Noureddine Bouterfa brise le scepticisme sur sa capacité à faire de l’ombre à Chakib Khelil
En ces temps de crise et d’austérité, il est un ministre du gouvernement Sellal qui s’active particulièrement pour conjurer le sort de la banqueroute. Aux commandes du secteur stratégique de l’énergie et des mines, Noureddine Bouterfa est en passe de relever les défis. Les négociations historiques du rendez-vous de l’Opep à Alger en septembre dernier et le redressement interne de Sonatrach ont révélé un ministre bien plus efficace que l’ex-directeur général de Sonelgaz qu’il a été.
Point de honte à le reconnaître, la presse a été bien sceptique lors de sa nomination au poste de ministre de l’Energie en juin 2016. Noureddine Bouterfa, le PDG de Sonelgaz pendant plus de 10 ans, n’avait pas convaincu en raison d’une gestion qui n’a pas su rééquilibrer les comptes faussés par de vertigineuses créances, d’un réseau électrique national défaillant et perturbé par les délestages, de grands ratages dans le raccordement de milliers de foyers au gaz naturel malgré des sommes d’argent colossales injectées. En plus de déboires judiciaires qui lui ont valu moult tracas.
Pourtant, en quelques mois, dans un contexte de crise aigüe du marché pétrolier, Noureddine Bouterfa réussit l’organisation à Alger d’un sommet extraordinaire des pays exportateurs de pétrole, rencontre informelle de concertation qui devient rapidement le rendez-vous historique dont les orientations ont été validées mercredi dernier à Vienne. Il s’agit notamment de réduire la production de l’or noir d’un peu plus d’un million de barils par jour, selon ce qui a pu filtrer des travaux à huis clos.
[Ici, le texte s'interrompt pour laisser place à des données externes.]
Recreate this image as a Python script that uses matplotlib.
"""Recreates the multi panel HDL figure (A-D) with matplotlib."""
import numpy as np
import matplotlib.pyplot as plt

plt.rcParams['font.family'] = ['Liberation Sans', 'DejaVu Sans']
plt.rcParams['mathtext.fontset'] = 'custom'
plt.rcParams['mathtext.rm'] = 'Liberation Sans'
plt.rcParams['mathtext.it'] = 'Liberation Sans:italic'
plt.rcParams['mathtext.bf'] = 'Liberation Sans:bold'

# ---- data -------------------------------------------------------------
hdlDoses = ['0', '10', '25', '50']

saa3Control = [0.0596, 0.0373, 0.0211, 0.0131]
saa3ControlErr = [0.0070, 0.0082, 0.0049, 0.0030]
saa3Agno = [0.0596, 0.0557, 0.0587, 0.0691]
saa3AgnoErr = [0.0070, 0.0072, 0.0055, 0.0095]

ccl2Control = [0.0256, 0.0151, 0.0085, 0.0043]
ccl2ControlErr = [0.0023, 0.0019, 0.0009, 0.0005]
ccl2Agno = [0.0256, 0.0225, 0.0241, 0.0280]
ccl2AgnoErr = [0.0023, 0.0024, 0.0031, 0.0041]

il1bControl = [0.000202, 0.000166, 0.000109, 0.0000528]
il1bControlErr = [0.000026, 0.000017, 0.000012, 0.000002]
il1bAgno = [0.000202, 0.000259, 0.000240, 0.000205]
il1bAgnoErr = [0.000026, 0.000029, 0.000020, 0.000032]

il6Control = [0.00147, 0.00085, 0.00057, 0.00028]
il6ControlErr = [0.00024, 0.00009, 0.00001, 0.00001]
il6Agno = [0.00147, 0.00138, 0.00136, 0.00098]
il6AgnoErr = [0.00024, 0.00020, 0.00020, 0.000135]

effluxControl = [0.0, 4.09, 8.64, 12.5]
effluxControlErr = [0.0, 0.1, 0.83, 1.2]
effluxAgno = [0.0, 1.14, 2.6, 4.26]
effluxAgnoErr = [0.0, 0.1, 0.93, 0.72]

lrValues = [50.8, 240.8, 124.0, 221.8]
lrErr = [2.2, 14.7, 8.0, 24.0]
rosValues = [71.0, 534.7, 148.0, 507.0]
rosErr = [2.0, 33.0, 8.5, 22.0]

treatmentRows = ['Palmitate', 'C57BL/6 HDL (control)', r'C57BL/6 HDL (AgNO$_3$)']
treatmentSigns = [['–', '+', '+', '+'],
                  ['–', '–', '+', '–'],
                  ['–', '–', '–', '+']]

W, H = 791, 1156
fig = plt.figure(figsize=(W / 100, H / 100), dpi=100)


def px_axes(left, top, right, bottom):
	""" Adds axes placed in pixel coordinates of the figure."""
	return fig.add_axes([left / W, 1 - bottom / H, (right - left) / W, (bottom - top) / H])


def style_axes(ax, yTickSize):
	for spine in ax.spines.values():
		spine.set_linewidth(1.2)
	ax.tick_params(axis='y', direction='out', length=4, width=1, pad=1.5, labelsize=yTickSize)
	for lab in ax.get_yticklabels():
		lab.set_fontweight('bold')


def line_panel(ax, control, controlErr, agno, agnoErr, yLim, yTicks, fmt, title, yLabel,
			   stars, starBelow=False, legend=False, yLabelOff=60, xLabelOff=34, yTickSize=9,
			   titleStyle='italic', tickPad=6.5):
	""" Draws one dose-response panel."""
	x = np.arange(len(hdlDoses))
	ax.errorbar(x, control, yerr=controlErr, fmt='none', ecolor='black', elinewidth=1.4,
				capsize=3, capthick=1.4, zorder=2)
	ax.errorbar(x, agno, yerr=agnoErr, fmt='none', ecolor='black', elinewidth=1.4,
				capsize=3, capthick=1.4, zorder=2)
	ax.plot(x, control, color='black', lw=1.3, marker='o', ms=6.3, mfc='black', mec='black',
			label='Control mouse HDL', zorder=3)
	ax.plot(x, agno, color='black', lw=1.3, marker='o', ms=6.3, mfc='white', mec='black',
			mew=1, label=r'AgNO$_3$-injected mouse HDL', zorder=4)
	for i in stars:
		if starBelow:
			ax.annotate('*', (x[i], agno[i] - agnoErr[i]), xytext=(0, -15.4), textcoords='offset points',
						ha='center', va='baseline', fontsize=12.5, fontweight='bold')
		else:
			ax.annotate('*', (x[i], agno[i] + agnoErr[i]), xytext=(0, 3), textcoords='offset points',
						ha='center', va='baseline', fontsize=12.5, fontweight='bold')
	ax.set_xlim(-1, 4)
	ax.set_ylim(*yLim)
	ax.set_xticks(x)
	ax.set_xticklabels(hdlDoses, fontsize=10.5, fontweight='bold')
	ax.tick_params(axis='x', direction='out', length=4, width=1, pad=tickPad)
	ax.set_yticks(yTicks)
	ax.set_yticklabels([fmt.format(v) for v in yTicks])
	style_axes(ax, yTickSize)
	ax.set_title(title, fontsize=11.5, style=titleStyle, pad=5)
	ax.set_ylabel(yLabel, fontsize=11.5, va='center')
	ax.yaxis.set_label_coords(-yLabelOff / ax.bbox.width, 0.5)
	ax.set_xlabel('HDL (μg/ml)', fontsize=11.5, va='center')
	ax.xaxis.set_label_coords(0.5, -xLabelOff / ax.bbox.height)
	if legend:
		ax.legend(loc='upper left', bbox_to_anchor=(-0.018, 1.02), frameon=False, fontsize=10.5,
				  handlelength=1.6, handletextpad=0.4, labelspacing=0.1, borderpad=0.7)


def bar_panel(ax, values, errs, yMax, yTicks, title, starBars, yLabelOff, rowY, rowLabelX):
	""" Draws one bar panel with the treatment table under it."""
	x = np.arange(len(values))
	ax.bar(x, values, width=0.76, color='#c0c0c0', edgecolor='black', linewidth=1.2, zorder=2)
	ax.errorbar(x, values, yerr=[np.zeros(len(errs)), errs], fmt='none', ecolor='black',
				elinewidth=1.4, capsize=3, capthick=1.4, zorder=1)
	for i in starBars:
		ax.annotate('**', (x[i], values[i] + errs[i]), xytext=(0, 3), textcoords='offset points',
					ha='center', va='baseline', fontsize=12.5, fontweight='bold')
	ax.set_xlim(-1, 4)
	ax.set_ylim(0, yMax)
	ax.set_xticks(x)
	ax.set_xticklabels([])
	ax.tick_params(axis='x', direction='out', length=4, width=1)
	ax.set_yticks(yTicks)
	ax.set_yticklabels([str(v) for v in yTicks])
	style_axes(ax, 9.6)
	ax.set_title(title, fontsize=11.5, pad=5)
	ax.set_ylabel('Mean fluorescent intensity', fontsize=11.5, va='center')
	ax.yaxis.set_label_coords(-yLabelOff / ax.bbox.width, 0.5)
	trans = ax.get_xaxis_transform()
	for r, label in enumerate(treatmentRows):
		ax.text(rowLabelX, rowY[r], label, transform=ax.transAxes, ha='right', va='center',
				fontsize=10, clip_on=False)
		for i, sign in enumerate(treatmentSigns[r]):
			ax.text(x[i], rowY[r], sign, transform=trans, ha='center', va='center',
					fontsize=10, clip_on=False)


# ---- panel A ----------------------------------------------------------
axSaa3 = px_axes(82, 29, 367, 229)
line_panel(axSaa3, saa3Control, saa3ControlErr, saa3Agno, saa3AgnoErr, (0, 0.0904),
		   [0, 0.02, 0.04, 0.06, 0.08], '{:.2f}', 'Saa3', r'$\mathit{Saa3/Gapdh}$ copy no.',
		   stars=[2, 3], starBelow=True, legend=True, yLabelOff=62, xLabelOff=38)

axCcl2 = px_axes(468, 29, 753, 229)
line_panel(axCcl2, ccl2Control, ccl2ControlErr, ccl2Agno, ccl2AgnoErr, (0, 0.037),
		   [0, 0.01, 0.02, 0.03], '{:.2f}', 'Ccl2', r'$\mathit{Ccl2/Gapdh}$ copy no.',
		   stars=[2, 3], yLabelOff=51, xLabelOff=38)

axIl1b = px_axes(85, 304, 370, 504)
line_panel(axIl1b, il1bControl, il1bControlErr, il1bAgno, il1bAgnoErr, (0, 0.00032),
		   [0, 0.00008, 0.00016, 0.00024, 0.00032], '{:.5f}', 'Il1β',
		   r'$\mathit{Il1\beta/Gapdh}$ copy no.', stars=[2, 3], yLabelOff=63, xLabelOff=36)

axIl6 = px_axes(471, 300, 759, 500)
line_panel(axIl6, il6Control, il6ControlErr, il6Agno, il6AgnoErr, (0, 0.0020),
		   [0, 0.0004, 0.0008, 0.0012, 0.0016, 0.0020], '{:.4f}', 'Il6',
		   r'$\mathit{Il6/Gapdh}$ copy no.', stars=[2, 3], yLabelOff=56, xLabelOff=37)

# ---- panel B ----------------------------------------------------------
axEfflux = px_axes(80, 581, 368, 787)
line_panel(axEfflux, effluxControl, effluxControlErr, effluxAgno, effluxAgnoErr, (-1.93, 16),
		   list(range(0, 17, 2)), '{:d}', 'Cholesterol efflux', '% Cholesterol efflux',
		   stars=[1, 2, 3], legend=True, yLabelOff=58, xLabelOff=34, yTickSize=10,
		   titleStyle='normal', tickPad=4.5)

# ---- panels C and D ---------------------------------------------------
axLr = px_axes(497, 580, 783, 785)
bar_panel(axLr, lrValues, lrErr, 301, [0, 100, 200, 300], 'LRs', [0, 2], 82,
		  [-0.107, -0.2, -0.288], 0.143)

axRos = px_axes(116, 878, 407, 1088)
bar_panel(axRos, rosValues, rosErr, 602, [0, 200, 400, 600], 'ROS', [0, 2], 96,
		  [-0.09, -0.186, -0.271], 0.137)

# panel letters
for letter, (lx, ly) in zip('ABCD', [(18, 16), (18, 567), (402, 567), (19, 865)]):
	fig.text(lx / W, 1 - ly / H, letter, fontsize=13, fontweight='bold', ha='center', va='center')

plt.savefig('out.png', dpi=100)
Des cadres de son équipe racontent dans les milieux initiés que le ministre a pris le temps d’adresser des courriers, de parler longuement au téléphone avec ses homologues de pays grands producteurs pour les convaincre, au préalable, d’un sursaut dans la gestion des quotas. «Un message clair : il faut baisser la production», aurait martelé Bouterfa, qui aurait bénéficié de l’appui du département de Ramtane Lamamra et des bonnes relations de la présidence de la République avec des monarchies influentes au sein de l’Opep.
Sur le plan technique, pas de doute, le ministre de l’Energie n’a pas lésiné sur les moyens ni la mobilisation, demandant à ses collaborateurs un état détaillé du marché pétrolier à tous les niveaux, avec une actualisation permanente dans la perspective de maîtriser les débats à l’échelle macro-économique. «Une banque de données a été constituée grâce à la confiance de nombreux partenaires étrangers, tels le Venezuela, la Russie et même l’Arabie Saoudite», confie un expert, qui salue le «côté diplomate» de Noureddine Bouterfa. Mieux encore, ce serait le voyage à Moscou de notre ministre qui aurait permis de persuader les Russes, fédérant les producteurs non-Opep, de suivre la tendance baissière de la production pour un impact efficace sur le prix du baril.
Sur le plan national, Bouterfa a promis qu’«il n’y aurait plus de scandale Sonatrach» en répondant à un député qui s’inquiétait de la gestion de la plus importante des compagnies algériennes. «Des mécanismes de contrôle ont été mis en place pour prévenir tout préjudice, désormais.» Il est trop tôt pour en juger, mais le choix de l’actuel patron de l’énergie n’est pas de faire dans la communication tonitruante. Habile et silencieuse, façon d’effacer l’époque Chakib Khelil. On a vu comment il a préféré traiter le contentieux entre Sonatrach et le groupe français Total, de la tentative à l’amiable jusqu’à la demande d’un arbitrage international. C’est un peu ce qui caractérise la méthode Bouterfa : patience, mais détermination. De l’énergie durable pour surmonter la crise à la veille d’un hiver difficile pour le gouvernement Sellal.